LATEX, on the other hand, does not provide automatic font fallback in the same way. With classic pdfLaTeX there is no real fallback mechanism at all; if a glyph isn’t in the selected font, you simply get a missing-glyph warning or a tofu box.
LuaLaTeX changes the game: thanks to the luaotfload package, it can perform font fallback, but you must explicitly define fallback fonts in your document or template.

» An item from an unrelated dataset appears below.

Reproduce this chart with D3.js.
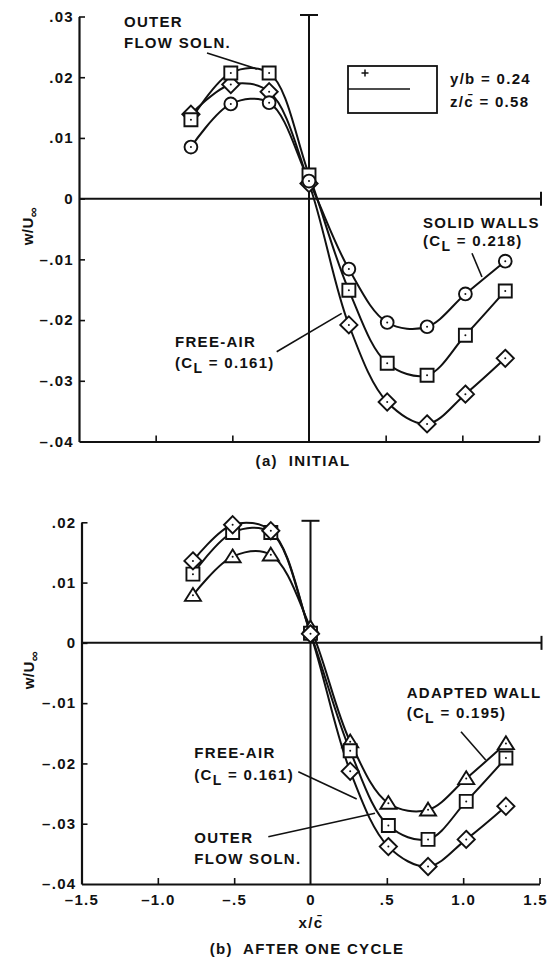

However, for this to work, those fallback fonts need to actually exist on your TEX system. And this is where it gets tricky: installing Noto fonts via TEX Live (tlmgr) or via system packages like apt install fonts-noto is often incomplete, because distributions usually ship only a subset of the full Noto collection. For full Unicode coverage (emoji, rare historical scripts, CJK extensions, etc.), you often need to manually download and install the complete font set from Google’s official Noto Fonts repository.